Khusus pendidikan tinggi, negara dengan sistem pendidikannya harus mampu memperdalam kepribadian mahasiswa menjadi pemimpin, menegakkan dan menjaga eksistensi sistem negara, memperkuat PT sebagai lembaga yang menghasilkan SDM yang mampu menyusun kebijakan strategis sebagai masukan bagi negara, ahli militer, pakar ilmu pengetahuan, peneliti dan ahli di segala bidang ilmu pengetahuan. Termasuk melahirkan para politisi dan mempersiapkan tenaga profesional yang diperlukan untuk melayani urusan masyarakat seperti guru-dosen, perawat-dokter, insinyur-arsitek, dan lain sebagainya.

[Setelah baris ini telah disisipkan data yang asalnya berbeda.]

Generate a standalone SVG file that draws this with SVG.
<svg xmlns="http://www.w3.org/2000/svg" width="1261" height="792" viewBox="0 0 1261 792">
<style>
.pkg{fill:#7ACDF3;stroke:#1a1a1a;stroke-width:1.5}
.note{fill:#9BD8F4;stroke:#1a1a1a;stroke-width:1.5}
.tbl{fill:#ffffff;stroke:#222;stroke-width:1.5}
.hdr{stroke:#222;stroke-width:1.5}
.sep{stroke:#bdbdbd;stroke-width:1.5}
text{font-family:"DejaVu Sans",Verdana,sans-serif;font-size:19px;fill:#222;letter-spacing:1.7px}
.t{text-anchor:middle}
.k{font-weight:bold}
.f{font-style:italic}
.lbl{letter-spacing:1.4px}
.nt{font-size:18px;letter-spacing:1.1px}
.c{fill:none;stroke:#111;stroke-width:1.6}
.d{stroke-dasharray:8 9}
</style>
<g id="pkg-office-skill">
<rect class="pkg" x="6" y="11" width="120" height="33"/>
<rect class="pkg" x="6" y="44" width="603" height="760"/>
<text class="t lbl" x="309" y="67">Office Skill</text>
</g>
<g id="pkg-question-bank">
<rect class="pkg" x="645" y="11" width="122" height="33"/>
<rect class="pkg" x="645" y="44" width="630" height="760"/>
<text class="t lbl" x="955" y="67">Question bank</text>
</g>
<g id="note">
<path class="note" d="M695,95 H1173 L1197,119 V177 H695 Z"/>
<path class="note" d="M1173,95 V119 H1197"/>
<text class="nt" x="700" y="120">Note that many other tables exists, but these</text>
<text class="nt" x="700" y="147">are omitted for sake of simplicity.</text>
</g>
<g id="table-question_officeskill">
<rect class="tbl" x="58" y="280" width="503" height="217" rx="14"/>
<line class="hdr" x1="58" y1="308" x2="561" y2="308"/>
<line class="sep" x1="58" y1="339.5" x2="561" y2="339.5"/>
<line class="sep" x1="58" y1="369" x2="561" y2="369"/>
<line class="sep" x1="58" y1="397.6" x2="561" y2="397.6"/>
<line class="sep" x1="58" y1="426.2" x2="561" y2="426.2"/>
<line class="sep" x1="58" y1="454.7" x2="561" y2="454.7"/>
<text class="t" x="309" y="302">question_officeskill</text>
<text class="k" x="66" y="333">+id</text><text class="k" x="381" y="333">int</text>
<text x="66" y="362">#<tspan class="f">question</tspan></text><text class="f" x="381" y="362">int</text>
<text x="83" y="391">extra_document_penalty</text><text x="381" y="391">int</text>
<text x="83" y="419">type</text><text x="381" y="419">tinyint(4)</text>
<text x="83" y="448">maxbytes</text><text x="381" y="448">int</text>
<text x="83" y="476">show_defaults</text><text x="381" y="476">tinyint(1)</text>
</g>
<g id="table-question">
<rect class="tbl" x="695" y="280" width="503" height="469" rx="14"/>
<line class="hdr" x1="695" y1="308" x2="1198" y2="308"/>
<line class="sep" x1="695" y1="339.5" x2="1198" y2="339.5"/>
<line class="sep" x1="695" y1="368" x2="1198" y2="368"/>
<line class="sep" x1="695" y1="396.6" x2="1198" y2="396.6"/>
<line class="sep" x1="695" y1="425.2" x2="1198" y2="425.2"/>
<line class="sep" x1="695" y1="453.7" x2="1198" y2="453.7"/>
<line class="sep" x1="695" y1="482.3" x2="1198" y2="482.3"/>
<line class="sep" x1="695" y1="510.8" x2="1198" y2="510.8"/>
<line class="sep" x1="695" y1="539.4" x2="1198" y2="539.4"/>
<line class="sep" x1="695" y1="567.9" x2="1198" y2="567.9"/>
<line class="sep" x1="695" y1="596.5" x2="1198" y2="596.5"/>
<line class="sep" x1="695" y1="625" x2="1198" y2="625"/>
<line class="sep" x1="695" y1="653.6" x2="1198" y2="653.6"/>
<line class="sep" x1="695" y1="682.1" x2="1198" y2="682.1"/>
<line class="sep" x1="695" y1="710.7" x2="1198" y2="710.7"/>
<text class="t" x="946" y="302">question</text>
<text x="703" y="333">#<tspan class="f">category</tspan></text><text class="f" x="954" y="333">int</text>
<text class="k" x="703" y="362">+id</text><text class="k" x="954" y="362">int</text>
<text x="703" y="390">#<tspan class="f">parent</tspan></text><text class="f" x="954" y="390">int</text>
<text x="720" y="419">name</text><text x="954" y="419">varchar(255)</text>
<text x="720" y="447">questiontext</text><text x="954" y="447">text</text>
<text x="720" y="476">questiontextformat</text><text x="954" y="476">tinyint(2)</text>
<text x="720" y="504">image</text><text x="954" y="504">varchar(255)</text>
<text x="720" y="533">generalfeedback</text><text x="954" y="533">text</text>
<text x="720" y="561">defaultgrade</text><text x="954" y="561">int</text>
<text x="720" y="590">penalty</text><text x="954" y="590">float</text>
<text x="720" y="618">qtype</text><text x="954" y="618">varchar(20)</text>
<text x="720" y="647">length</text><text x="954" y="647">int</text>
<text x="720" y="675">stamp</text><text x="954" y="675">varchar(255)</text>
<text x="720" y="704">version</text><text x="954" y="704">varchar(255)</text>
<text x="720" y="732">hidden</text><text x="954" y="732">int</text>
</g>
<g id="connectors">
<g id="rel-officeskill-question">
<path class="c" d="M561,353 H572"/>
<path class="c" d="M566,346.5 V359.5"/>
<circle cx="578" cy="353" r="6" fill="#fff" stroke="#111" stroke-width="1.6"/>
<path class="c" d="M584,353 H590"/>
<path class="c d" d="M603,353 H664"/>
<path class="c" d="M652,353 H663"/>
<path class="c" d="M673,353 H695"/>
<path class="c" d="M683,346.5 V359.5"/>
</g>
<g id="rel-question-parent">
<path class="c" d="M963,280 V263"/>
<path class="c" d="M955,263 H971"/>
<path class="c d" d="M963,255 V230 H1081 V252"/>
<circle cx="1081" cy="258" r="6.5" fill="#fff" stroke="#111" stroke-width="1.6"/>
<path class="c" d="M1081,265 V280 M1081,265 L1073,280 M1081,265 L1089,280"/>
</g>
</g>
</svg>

Peran negara adalah berkewajiban menjamin segala aspek yang berkenaan dengan sistem pendidikan yang diterapkan, membuka kesempatan pendidikan tinggi seluas mungkin dengan fasilitas sebaik mungkin secara cuma-cuma mencerdaskan kehidupan bangsa.

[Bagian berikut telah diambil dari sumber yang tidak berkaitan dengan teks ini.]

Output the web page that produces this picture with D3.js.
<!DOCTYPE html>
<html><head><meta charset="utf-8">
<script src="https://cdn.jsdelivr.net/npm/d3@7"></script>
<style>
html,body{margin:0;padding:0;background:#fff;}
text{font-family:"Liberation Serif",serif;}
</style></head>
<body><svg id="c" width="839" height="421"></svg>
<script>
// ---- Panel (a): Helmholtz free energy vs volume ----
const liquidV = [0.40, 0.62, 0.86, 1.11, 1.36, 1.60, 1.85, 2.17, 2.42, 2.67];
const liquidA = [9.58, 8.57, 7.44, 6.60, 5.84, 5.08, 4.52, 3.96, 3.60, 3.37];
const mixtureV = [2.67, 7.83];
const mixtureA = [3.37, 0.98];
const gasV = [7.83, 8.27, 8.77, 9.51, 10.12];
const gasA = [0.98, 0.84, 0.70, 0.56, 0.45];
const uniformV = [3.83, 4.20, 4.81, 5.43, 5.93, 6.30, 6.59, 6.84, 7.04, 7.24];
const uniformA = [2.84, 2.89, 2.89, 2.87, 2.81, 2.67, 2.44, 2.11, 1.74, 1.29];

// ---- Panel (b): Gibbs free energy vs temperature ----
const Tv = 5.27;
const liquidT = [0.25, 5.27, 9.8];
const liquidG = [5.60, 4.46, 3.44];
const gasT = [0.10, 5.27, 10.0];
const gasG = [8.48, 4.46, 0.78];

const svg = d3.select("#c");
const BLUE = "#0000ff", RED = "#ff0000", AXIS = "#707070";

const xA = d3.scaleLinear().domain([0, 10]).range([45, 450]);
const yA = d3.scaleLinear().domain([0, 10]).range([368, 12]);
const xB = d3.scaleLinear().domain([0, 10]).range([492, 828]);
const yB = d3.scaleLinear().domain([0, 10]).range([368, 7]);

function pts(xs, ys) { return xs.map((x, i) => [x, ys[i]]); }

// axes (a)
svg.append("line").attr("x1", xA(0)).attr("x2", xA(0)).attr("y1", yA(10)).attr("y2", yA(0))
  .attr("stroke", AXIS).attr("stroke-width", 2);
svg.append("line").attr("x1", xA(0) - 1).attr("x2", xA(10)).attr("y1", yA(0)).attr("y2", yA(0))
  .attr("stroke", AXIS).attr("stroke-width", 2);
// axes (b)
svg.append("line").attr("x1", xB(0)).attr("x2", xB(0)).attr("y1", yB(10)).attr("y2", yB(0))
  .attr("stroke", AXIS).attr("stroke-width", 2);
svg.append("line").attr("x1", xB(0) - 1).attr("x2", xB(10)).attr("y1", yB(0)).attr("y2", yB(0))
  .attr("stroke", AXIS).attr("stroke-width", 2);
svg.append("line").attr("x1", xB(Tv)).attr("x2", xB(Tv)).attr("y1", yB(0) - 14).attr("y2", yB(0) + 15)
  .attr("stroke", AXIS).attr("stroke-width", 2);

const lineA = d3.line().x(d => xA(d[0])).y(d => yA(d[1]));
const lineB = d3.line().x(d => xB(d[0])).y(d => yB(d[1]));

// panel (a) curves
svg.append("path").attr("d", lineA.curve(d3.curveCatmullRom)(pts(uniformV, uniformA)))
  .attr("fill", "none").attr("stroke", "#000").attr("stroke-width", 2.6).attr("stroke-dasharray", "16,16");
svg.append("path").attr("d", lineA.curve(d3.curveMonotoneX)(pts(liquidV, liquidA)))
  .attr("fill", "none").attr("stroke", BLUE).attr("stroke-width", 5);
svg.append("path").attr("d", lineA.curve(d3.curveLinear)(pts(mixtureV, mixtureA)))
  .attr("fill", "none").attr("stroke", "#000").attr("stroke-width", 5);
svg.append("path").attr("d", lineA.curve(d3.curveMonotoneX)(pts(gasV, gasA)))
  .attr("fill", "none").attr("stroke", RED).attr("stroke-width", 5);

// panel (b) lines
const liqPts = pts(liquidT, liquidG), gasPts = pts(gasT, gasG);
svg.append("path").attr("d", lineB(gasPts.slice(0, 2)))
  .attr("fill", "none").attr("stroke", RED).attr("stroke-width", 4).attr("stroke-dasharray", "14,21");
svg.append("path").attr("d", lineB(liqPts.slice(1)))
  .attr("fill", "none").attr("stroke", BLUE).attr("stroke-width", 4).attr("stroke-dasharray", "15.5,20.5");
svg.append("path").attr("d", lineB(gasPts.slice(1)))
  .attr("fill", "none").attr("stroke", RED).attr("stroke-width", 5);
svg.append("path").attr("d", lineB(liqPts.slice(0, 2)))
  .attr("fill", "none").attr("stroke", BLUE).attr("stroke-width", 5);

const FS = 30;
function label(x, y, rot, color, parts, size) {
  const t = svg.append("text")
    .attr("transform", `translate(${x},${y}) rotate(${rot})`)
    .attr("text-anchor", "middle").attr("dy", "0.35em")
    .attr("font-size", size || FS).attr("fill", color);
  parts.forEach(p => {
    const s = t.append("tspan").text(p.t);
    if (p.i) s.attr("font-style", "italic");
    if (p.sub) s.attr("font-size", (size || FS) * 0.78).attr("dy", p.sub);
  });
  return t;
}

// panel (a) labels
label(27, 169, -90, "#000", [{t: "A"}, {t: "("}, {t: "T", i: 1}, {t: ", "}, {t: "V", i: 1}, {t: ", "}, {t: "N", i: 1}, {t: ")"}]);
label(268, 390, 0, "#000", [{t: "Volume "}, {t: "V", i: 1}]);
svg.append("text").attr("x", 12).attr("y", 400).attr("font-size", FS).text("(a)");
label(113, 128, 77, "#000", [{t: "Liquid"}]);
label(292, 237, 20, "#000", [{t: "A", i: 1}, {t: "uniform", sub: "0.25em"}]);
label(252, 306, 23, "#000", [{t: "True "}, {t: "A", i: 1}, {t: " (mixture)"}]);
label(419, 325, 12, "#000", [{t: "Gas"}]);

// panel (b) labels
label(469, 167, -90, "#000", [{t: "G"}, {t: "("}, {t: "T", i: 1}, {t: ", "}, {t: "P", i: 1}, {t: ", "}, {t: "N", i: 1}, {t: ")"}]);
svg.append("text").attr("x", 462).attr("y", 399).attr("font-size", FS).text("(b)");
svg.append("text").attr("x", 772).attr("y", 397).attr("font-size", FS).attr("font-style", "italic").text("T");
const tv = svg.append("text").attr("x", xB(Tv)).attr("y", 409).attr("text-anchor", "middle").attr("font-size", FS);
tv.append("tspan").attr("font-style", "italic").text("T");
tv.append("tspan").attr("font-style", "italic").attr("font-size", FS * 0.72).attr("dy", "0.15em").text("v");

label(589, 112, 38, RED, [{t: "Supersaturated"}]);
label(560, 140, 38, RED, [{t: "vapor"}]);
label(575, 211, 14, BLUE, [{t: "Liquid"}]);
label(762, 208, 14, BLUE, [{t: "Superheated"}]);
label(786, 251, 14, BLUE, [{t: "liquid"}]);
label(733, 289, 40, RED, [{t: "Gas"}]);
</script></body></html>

Penyedia pendidikan adalah tanggungjawab negara yang dibiayai dari APBN yang pemasukan, pengelolaan dan pendistribusiannya terkait dengan kebijakan sistem ekonomi negara yang paripurna. Pembiayaan sistem pendidikan ini diambil dari pendapatan negara yang tentunya mampu menutup semua anggaran kebutuhan dasar. Kebutuhan dasar rakyat salah satunya dalam bidang pendidikan. Hal ini tak kan mungkin tercapai tanpa intervensi penuh negara dan menolak komersialisasi pendidikan dan penerapan ekonomi neoliberal saat ini.
Mewujudkannya butuh kesadaran, melihat sisi krisis pendidikan negeri saat ini dan keinginan yang kuat merubahnya pada kondisi ideal. Tak hanya negeri ini, negara-negara besar dunia bahkan negara yang masih merasa menjadi negara adidaya saat ini, belum mampu mewujudkan sistem pendidikannya dengan sempurna menjadi mercusuar kegemilangan peradaban manusia. Hanya satu negara adidaya lama di masa lalu yang gaung kesohorannya masih terasa dan diakui hingga saat ini. Bidang pendidikan membawanya pada posisi pembawa cahaya gemilang di kegelapan dunia saat itu. Negara yang dilandasi dengan asas ketakwaan pada Tuhan semesta alam, menerapkan aturan syariat-Nya dengan sistem pemerintahan Islam dalam institusi Khilafah Islamiyah.